* SHORT TASK: Begin with the line that contains "Output the Python" and continue down through the line that contains "plt.rcParams['font.family'] = ['Roboto', 'DejaVu"; reproduce those lines exactly and only those.

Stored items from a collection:
[start]

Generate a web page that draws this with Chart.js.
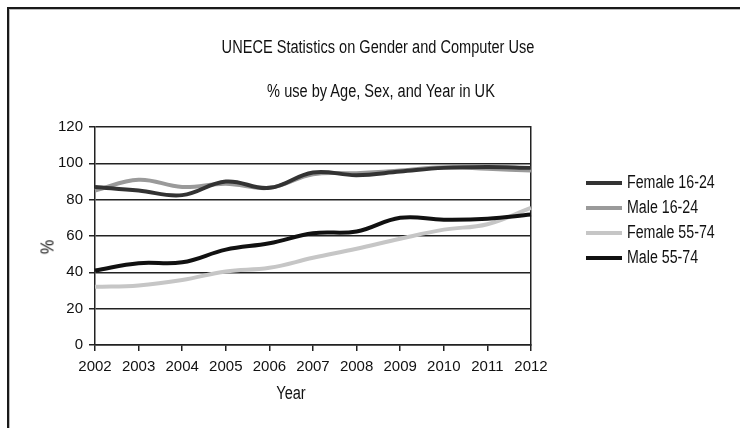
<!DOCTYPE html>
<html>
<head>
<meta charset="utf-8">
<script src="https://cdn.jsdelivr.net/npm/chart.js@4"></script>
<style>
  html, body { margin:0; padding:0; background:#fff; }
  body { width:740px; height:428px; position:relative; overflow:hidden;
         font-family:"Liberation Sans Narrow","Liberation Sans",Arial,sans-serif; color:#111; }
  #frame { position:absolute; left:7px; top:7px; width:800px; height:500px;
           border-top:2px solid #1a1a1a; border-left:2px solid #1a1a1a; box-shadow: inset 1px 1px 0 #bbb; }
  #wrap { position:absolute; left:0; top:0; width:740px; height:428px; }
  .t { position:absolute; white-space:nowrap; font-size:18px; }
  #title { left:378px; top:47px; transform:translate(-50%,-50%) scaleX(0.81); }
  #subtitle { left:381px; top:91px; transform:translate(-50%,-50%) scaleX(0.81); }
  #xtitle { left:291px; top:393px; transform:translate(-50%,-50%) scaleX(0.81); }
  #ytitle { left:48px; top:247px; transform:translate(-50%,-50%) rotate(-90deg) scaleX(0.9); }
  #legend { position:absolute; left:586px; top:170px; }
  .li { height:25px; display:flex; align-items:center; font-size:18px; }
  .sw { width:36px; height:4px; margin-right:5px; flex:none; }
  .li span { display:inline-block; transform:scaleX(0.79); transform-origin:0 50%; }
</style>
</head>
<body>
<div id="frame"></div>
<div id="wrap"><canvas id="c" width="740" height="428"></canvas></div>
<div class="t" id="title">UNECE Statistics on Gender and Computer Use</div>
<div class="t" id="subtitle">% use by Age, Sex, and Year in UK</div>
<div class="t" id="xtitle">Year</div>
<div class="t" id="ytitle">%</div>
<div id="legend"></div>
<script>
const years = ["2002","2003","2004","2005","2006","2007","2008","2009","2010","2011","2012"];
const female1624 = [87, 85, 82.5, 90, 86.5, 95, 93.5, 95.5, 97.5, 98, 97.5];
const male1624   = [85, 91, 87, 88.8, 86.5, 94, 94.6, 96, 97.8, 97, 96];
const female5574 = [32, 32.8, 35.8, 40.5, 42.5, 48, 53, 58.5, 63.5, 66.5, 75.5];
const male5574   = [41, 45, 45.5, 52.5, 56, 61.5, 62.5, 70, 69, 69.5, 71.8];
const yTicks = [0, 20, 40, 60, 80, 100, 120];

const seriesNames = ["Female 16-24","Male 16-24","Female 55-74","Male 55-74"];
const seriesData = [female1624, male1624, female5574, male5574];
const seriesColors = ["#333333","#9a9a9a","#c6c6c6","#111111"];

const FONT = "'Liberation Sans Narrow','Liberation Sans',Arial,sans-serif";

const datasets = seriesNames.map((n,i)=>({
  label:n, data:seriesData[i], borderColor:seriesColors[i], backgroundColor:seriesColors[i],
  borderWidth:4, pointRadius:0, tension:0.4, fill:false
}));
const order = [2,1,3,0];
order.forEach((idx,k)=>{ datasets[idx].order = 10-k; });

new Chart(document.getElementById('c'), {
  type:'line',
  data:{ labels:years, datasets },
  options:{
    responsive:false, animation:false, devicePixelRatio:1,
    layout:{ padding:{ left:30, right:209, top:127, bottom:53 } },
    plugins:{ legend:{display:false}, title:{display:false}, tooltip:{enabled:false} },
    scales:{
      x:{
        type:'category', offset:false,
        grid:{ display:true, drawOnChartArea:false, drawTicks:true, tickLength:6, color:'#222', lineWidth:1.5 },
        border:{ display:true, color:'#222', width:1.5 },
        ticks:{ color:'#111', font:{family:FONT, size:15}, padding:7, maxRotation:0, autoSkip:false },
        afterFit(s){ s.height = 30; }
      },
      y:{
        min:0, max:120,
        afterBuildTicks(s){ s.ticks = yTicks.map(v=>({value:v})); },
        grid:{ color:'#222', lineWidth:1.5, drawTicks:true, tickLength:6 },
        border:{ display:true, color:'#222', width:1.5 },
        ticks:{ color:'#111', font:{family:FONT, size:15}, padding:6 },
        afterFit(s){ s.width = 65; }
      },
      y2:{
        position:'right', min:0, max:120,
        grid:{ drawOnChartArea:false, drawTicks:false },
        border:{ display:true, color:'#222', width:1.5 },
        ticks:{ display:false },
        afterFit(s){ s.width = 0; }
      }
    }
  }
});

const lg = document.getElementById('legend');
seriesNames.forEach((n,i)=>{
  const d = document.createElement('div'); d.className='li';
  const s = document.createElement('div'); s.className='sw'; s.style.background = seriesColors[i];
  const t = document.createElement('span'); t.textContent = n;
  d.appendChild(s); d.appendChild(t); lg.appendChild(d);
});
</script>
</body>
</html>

[end]
[start]

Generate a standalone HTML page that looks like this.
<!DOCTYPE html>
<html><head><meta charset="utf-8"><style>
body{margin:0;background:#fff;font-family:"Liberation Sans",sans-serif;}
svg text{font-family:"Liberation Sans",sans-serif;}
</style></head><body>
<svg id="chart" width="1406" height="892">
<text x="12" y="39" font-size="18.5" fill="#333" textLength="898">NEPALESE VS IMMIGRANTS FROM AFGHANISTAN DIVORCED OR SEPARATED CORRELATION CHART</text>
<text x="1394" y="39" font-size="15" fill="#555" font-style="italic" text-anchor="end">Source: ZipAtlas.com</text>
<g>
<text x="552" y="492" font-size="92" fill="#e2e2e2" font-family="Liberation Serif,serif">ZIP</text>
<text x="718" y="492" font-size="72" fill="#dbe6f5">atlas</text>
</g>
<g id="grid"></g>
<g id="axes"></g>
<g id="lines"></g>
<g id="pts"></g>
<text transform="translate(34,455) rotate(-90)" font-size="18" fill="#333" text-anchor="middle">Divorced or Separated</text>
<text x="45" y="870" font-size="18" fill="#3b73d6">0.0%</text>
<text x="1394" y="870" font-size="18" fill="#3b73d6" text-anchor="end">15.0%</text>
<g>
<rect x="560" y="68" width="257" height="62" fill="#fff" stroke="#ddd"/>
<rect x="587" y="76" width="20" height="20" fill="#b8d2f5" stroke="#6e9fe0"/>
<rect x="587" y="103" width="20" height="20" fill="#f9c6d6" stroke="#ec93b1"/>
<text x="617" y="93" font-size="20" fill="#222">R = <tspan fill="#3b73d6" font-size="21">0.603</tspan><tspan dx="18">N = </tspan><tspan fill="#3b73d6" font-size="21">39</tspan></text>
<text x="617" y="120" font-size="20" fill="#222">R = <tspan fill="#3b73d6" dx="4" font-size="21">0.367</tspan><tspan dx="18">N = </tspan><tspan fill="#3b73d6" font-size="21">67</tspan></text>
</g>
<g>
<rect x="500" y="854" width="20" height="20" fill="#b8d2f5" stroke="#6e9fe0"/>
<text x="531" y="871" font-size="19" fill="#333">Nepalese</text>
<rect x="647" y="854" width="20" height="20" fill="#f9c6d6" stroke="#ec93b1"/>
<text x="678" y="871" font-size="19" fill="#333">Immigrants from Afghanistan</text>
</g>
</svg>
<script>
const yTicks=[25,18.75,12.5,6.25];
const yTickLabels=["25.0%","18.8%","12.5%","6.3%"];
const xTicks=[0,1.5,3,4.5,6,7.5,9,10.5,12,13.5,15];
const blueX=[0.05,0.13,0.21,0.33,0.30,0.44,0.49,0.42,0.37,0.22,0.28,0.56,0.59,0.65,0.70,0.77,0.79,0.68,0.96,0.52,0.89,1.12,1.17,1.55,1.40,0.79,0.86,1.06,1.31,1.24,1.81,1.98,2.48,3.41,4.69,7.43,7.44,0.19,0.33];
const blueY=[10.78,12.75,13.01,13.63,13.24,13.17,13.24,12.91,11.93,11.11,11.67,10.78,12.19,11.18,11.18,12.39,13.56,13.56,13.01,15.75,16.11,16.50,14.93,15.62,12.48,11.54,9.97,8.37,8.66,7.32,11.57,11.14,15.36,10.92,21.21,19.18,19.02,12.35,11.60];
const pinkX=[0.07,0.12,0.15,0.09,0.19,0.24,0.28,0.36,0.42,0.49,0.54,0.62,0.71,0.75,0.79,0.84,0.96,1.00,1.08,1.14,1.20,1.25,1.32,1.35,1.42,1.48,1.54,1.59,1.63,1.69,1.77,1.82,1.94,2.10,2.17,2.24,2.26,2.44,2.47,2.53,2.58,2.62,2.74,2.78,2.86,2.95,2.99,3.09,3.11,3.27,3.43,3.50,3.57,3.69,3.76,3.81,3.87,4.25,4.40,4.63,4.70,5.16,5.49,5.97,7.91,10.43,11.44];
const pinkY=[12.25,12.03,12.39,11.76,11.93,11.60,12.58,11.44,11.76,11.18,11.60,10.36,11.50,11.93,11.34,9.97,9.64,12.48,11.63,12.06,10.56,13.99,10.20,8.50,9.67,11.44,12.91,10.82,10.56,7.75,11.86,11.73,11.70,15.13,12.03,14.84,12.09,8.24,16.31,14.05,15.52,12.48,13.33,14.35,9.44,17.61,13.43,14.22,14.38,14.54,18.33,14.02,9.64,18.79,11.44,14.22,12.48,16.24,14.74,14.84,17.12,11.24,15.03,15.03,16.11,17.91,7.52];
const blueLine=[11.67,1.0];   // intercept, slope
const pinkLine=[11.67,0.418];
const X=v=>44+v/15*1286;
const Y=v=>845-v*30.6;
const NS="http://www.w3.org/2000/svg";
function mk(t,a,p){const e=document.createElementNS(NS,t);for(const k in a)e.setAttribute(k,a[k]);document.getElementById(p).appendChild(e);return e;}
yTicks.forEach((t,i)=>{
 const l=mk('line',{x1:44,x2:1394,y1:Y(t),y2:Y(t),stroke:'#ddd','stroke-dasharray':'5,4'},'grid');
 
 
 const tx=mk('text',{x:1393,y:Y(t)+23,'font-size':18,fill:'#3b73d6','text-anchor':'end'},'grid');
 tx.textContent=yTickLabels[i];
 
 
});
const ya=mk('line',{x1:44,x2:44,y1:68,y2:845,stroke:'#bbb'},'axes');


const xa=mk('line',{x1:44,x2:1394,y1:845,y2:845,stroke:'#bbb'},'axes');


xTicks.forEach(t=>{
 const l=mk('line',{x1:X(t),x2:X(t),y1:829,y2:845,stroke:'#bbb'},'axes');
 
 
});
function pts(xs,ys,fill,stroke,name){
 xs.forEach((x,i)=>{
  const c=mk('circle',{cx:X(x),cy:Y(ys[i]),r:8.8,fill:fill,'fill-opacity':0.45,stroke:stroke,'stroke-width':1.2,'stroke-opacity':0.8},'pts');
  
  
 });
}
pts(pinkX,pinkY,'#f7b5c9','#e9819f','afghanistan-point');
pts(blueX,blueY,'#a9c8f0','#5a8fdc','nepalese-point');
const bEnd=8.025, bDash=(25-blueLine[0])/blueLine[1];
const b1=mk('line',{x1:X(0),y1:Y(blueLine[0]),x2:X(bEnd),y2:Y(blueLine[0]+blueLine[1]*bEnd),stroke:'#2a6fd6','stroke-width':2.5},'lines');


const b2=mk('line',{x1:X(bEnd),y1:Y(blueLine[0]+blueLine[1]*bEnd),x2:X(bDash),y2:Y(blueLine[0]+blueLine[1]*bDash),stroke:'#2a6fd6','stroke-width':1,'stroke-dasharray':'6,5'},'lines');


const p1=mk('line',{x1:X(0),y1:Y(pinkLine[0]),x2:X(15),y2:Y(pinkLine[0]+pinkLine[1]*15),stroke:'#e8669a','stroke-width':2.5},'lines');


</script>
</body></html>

[end]
[start]

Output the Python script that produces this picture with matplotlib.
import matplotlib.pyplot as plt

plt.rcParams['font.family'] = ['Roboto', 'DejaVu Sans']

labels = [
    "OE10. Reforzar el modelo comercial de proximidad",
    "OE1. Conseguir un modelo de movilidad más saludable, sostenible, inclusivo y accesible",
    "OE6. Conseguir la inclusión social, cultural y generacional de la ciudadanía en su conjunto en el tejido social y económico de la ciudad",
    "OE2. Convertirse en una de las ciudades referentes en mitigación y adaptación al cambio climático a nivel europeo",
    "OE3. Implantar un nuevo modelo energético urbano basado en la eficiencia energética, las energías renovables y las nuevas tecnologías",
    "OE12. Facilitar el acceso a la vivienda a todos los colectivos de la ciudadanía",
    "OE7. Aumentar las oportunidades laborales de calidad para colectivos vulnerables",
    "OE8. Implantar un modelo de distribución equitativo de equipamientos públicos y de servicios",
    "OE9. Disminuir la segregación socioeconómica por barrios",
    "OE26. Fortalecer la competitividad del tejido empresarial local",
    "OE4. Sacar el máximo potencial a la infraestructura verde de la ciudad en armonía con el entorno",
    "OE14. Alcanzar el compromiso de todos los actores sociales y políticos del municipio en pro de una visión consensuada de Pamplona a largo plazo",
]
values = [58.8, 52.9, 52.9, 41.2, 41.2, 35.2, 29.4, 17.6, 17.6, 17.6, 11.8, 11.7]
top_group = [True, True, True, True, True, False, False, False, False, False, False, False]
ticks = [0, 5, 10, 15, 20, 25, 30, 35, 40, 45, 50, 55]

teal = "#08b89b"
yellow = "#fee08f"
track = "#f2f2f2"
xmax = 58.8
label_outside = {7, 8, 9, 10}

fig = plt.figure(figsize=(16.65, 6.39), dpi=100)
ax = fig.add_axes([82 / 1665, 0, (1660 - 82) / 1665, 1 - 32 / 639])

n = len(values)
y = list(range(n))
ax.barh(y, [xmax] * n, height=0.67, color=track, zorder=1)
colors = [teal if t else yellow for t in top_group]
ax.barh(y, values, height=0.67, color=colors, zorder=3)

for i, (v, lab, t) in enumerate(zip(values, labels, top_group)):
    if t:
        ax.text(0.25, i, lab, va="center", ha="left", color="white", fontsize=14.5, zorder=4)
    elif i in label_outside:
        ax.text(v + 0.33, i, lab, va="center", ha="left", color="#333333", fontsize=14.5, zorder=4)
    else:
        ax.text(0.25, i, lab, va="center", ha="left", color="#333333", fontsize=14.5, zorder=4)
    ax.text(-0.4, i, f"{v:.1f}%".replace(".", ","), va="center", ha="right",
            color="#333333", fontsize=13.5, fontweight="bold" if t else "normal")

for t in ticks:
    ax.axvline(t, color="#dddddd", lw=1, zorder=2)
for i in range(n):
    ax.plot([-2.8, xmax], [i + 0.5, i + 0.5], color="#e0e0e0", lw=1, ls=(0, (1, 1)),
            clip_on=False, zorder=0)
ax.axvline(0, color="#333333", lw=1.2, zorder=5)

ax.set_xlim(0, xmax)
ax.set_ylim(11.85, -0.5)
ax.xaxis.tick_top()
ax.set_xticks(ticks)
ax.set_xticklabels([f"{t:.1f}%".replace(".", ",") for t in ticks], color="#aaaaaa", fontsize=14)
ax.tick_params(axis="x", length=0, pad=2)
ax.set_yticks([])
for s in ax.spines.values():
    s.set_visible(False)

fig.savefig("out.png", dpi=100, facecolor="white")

[end]

* RESULT OF THIS TASK:
Output the Python script that produces this picture with matplotlib.
import matplotlib.pyplot as plt

plt.rcParams['font.family'] = ['Roboto', 'DejaVu Sans']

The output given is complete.